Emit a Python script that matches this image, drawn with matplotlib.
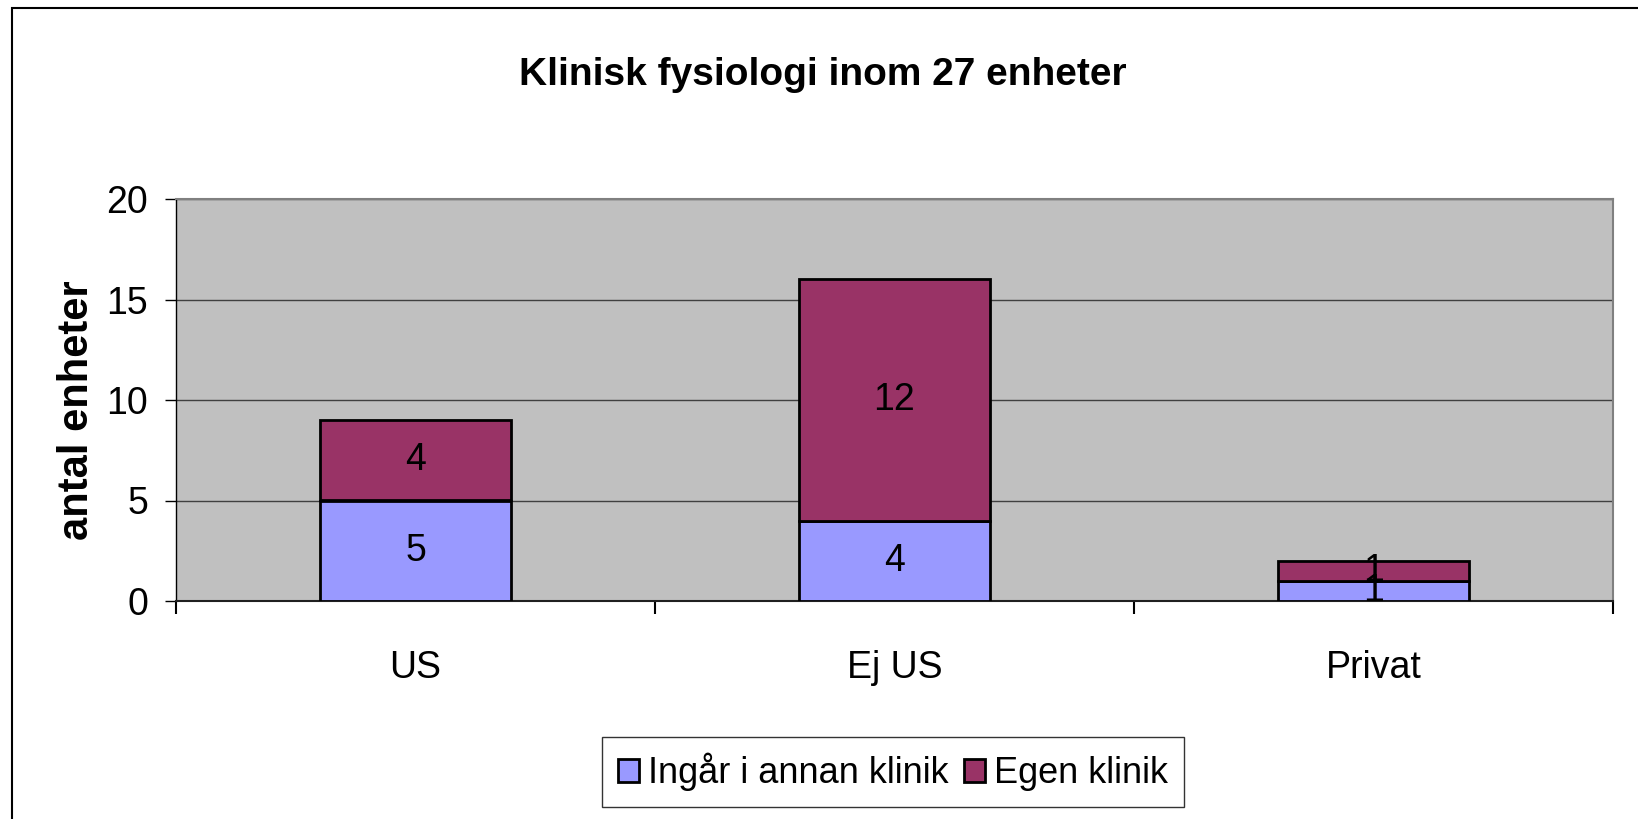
import numpy as np
import matplotlib
matplotlib.use('Agg')
import matplotlib.pyplot as plt
from matplotlib.patches import Rectangle

plt.rcParams['font.family'] = 'Liberation Sans'

categories = ['US', 'Ej US', 'Privat']
ingar = [5, 4, 1]
egen = [4, 12, 1]
series_names = ['Ingår i annan klinik', 'Egen klinik']
yticks = [0, 5, 10, 15, 20]

blue = '#9999FF'
maroon = '#993366'
fs = 27

fig = plt.figure(figsize=(16.38, 8.19), dpi=100)
ax = fig.add_axes([176/1638, 1 - 601/819, (1613 - 176)/1638, (601 - 199)/819])
ax.set_facecolor('#C0C0C0')

x = np.arange(len(categories))
b1 = ax.bar(x, ingar, 0.4, color=blue, edgecolor='black', linewidth=2,
            label=series_names[0], zorder=3)
b2 = ax.bar(x, egen, 0.4, bottom=ingar, color=maroon, edgecolor='black',
            linewidth=2, label=series_names[1], zorder=3)

# value labels in the middle of each segment
for i in range(len(categories)):
    ax.text(x[i], ingar[i] / 2, str(ingar[i]), ha='center', va='center',
            fontsize=fs, zorder=4)
    ax.text(x[i], ingar[i] + egen[i] / 2, str(egen[i]), ha='center', va='center',
            fontsize=fs, zorder=4)

ax.set_xlim(-0.5, 2.5)
ax.set_ylim(0, 20)
ax.set_yticks(yticks)
ax.yaxis.grid(True, color='#404040', linewidth=1, zorder=1)
ax.set_axisbelow(True)
ax.tick_params(axis='y', direction='out', length=8, width=1, pad=12, labelsize=fs)

ax.set_xticks([-0.5, 0.5, 1.5, 2.5])
ax.set_xticklabels([])
ax.set_xticks(x, minor=True)
ax.set_xticklabels(categories, minor=True, fontsize=fs)
ax.tick_params(axis='x', which='major', direction='out', length=9, width=1.5)
ax.tick_params(axis='x', which='minor', length=0, pad=35)

ax.spines['left'].set_color('black')
ax.spines['left'].set_linewidth(1)
ax.spines['bottom'].set_color('#202020')
ax.spines['bottom'].set_linewidth(1.5)
for s in ['top', 'right']:
    ax.spines[s].set_color('#808080')
    ax.spines[s].set_linewidth(1.5)

fig.text(519/1638, 1 - 85/819, 'Klinisk fysiologi inom 27 enheter',
         ha='left', va='baseline', fontsize=28, fontweight='bold')
fig.text(77/1638, 1 - 410/819, 'antal enheter', rotation=90, ha='center',
         va='center', fontsize=30, fontweight='bold')

leg = fig.legend(handles=[b1, b2], loc='center', ncol=2,
                 bbox_to_anchor=((606 + 1180)/2/1638, 1 - 772/819),
                 prop={'size': 26}, frameon=True,
                 fancybox=False, edgecolor='black', handlelength=0.6,
                 handleheight=0.6, handletextpad=0.25, columnspacing=0.4,
                 borderpad=0.45, borderaxespad=0)
leg.get_frame().set_linewidth(1)

# outer chart border (only top and left are visible)
fig.add_artist(Rectangle((12/1638, -0.1), 1.2, 1.1 - 8/819, transform=fig.transFigure,
                         fill=False, edgecolor='black', linewidth=1.5))

fig.savefig('out.png', dpi=100)
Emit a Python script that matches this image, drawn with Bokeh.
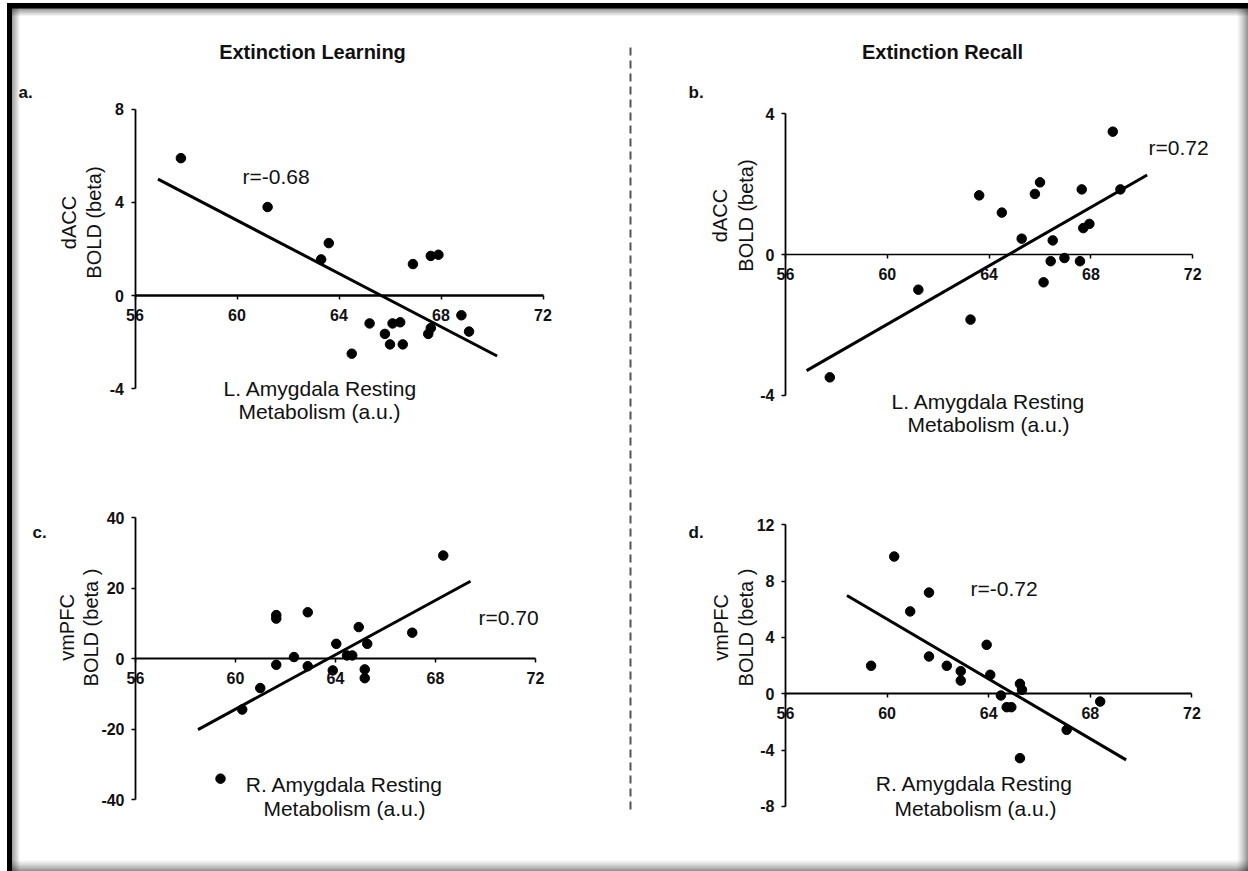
import numpy as np
from bokeh.plotting import figure
from bokeh.models import Range1d, LinearAxis, FixedTicker
from bokeh.embed import file_html
from bokeh.resources import INLINE
from bokeh.core.properties import value

W, H = 1248, 871

# ---------------- data ----------------
x_ticks = [56, 60, 64, 68, 72]

# a. Extinction Learning: L. Amygdala vs dACC
a_x = [57.8, 61.2, 63.6, 63.3, 66.9, 67.6, 67.9, 68.8, 69.1, 65.2, 66.1, 66.4,
       65.8, 66.0, 66.5, 64.5, 67.5, 67.6]
a_y = [5.9, 3.8, 2.25, 1.55, 1.35, 1.7, 1.75, -0.85, -1.55, -1.2, -1.2, -1.15,
       -1.65, -2.1, -2.1, -2.5, -1.65, -1.4]
a_fit_x = [56.9, 70.2]
a_fit_y = [5.0, -2.6]
a_yticks = [-4, 0, 4, 8]

# b. Extinction Recall: L. Amygdala vs dACC
b_x = [68.86, 63.61, 64.5, 66.0, 65.8, 67.64, 69.16, 67.94, 67.7, 65.28, 66.5,
       66.42, 66.96, 67.57, 66.14, 61.22, 63.27, 57.74]
b_y = [3.49, 1.68, 1.19, 2.05, 1.72, 1.85, 1.85, 0.87, 0.75, 0.45, 0.40,
       -0.19, -0.10, -0.19, -0.79, -1.0, -1.85, -3.49]
b_fit_x = [56.83, 70.21]
b_fit_y = [-3.30, 2.26]
b_yticks = [-4, 0, 4]

# c. Extinction Learning: R. Amygdala vs vmPFC
c_x = [68.31, 61.63, 61.63, 62.89, 64.93, 67.07, 64.03, 65.27, 62.34, 64.46,
       64.67, 61.63, 62.89, 63.89, 65.17, 65.17, 60.99, 60.27]
c_y = [29.3, 12.4, 11.4, 13.2, 9.0, 7.4, 4.25, 4.25, 0.5, 0.95, 0.95, -1.7,
       -2.1, -3.3, -3.0, -5.5, -8.3, -14.4]
c_fit_x = [58.5, 69.4]
c_fit_y = [-20.1, 22.0]
c_legend_x = [59.4]
c_legend_y = [-34.0]
c_yticks = [-40, -20, 0, 20, 40]

# d. Extinction Recall: R. Amygdala vs vmPFC
d_x = [60.28, 61.65, 60.91, 63.92, 59.37, 61.65, 62.35, 62.9, 62.9, 64.06,
       65.23, 65.31, 64.48, 64.71, 64.89, 68.39, 67.07, 65.23]
d_y = [9.75, 7.19, 5.85, 3.48, 1.99, 2.65, 1.99, 1.61, 0.94, 1.35, 0.71, 0.28,
       -0.12, -0.95, -0.95, -0.55, -2.56, -4.57]
d_fit_x = [58.42, 69.41]
d_fit_y = [6.98, -4.69]
d_yticks = [-8, -4, 0, 4, 8, 12]

col_titles = ["Extinction Learning", "Extinction Recall"]
panel_tags = ["a.", "b.", "c.", "d."]
r_texts = ["r=-0.68", "r=0.72", "r=0.70", "r=-0.72"]
xlab1 = ["L. Amygdala Resting", "L. Amygdala Resting", "R. Amygdala Resting", "R. Amygdala Resting"]
xlab2 = ["Metabolism (a.u.)"] * 4
ylab1 = ["dACC", "dACC", "vmPFC", "vmPFC"]
ylab2 = ["BOLD (beta)", "BOLD (beta)", "BOLD (beta )", "BOLD (beta )"]

# ---------------- layout (canvas pixels) ----------------
# (x of 56, px per x unit, y of 0, px per y unit)
geom = {
    "a": (134.5, 25.5, 295.0, 23.28),
    "b": (785.0, 25.45, 254.0, 35.2),
    "c": (135.0, 25.0, 658.3, 3.525),
    "d": (785.0, 25.4, 693.3, 14.08),
}
xaxis_w = {"a": 2.5, "b": 1.4, "c": 2.0, "d": 2.0}
panel_data = {
    "a": (a_x, a_y, a_fit_x, a_fit_y, a_yticks),
    "b": (b_x, b_y, b_fit_x, b_fit_y, b_yticks),
    "c": (c_x, c_y, c_fit_x, c_fit_y, c_yticks),
    "d": (d_x, d_y, d_fit_x, d_fit_y, d_yticks),
}

p = figure(width=W, height=H, x_range=Range1d(0, W), y_range=Range1d(H, 0),
           x_axis_type=None, y_axis_type=None, toolbar_location=None,
           output_backend="svg", min_border=0, title=None)
p.outline_line_color = None
p.background_fill_color = "white"
p.border_fill_color = "white"

exr, eyr = {}, {}
for k, (x56, xs, y0, ys) in geom.items():
    xst = 56 - x56 / xs
    exr[k] = Range1d(xst, xst + W / xs)
    eyr[k] = Range1d((y0 - H) / ys, y0 / ys)
p.extra_x_ranges = exr
p.extra_y_ranges = eyr

FONT = value("Liberation Sans")

# ---------------- frame decorations ----------------
n = 8
gi = np.arange(n)
fade = (0.42 * (1 - gi / n)).tolist()
m = 12
gj = np.arange(m)
grow = (0.5 * ((gj + 1) / m) ** 1.5).tolist()
# top and left: black rule with inner shadow
p.quad(left=[7], right=[W], top=[3], bottom=[7.5], color="black")
p.quad(left=[7] * n, right=[W] * n, top=(7.5 + gi).tolist(), bottom=(8.5 + gi).tolist(),
       fill_color="black", fill_alpha=fade, line_color=None)
p.quad(left=[7], right=[11], top=[3], bottom=[H], color="black")
p.quad(left=(11 + gi).tolist(), right=(12 + gi).tolist(), top=[7.5] * n, bottom=[H] * n,
       fill_color="black", fill_alpha=fade, line_color=None)
# right and bottom: outer shadow
p.quad(left=(W - m + gj).tolist(), right=(W - m + 1 + gj).tolist(), top=[7.5] * m, bottom=[H] * m,
       fill_color="black", fill_alpha=grow, line_color=None)
p.quad(left=[11] * m, right=[W] * m, top=(H - m + gj).tolist(), bottom=(H - m + 1 + gj).tolist(),
       fill_color="black", fill_alpha=grow, line_color=None)

# dashed divider
p.line([630, 630], [47, 813], line_color="#555555", line_width=2, line_dash="8 5")

# ---------------- panels ----------------
for k, (px_, py_, fx, fy, yt) in panel_data.items():
    tick_style = dict(major_tick_out=4, major_tick_in=0, major_tick_line_width=1.5,
                      minor_tick_out=0, minor_tick_in=0,
                      major_label_text_font="Liberation Sans",
                      major_label_text_font_style="bold",
                      major_label_text_font_size="16px",
                      major_label_text_color="#111111")
    xaxis = LinearAxis(x_range_name=k, y_range_name=k, fixed_location=0, bounds=(56, 72),
                       ticker=FixedTicker(ticks=x_ticks),
                       axis_line_width=xaxis_w[k], axis_line_color="black",
                       major_label_standoff=9, **tick_style)
    p.add_layout(xaxis, "below")
    yaxis = LinearAxis(x_range_name=k, y_range_name=k, fixed_location=56, bounds=(yt[0], yt[-1]),
                       ticker=FixedTicker(ticks=yt),
                       axis_line_width=1.8, axis_line_color="black",
                       major_label_standoff=7,
                       major_label_overrides={float(t): str(t) for t in yt if t < 0},
                       **tick_style)
    p.add_layout(yaxis, "left")
    p.line(fx, fy, line_color="black", line_width=3, x_range_name=k, y_range_name=k)
    p.scatter(px_, py_, size=9.5, color="black", x_range_name=k, y_range_name=k)

p.scatter(c_legend_x, c_legend_y, size=9.5, color="black", x_range_name="c", y_range_name="c")

# ---------------- texts (canvas pixel positions) ----------------
p.text(x=[312, 942], y=[51, 51], text=col_titles, text_font=FONT, text_font_style="bold",
       text_font_size="20px", text_align="center", text_baseline="alphabetic", text_color="#111111")
p.text(x=[18, 688, 32, 688], y=[92, 92, 532, 532], text=panel_tags, text_font=FONT,
       text_font_style="bold", text_font_size="17px", text_align="left",
       text_baseline="alphabetic", text_color="#111111")
p.text(x=[242, 1148, 478, 970], y=[176, 147, 617, 588], text=r_texts, text_font=FONT,
       text_font_size="21px", text_align="left", text_baseline="alphabetic", text_color="#111111")
p.text(x=[320, 988, 344, 974], y=[388, 401, 784, 783], text=xlab1, text_font=FONT,
       text_font_size="21px", text_align="center", text_baseline="alphabetic", text_color="#111111")
p.text(x=[319, 988, 344, 975], y=[411, 424, 808, 808], text=xlab2, text_font=FONT,
       text_font_size="21px", text_align="center", text_baseline="alphabetic", text_color="#111111")
p.text(x=[68, 719, 66, 720], y=[222, 215, 627, 627], text=ylab1, text_font=FONT,
       text_font_size="20px", text_align="center", text_baseline="middle", angle=np.pi / 2,
       text_color="#111111")
p.text(x=[93, 745, 90, 745], y=[222, 215, 627, 627], text=ylab2, text_font=FONT,
       text_font_size="20px", text_align="center", text_baseline="middle", angle=np.pi / 2,
       text_color="#111111")

open("out.html", "w").write(file_html(p, INLINE))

» **WHAT TO PRODUCE**: In the listing above, find the line containing "Emit a Python script that matches this image, drawn with Bokeh." and the line containing "x_ticks = [56, 60, 64, 68, 72]", then return both of them and every line between, exactly, without pictures.

» **REPLY TO THE EXERCISE**:
Emit a Python script that matches this image, drawn with Bokeh.
import numpy as np
from bokeh.plotting import figure
from bokeh.models import Range1d, LinearAxis, FixedTicker
from bokeh.embed import file_html
from bokeh.resources import INLINE
from bokeh.core.properties import value

W, H = 1248, 871

# ---------------- data ----------------
x_ticks = [56, 60, 64, 68, 72]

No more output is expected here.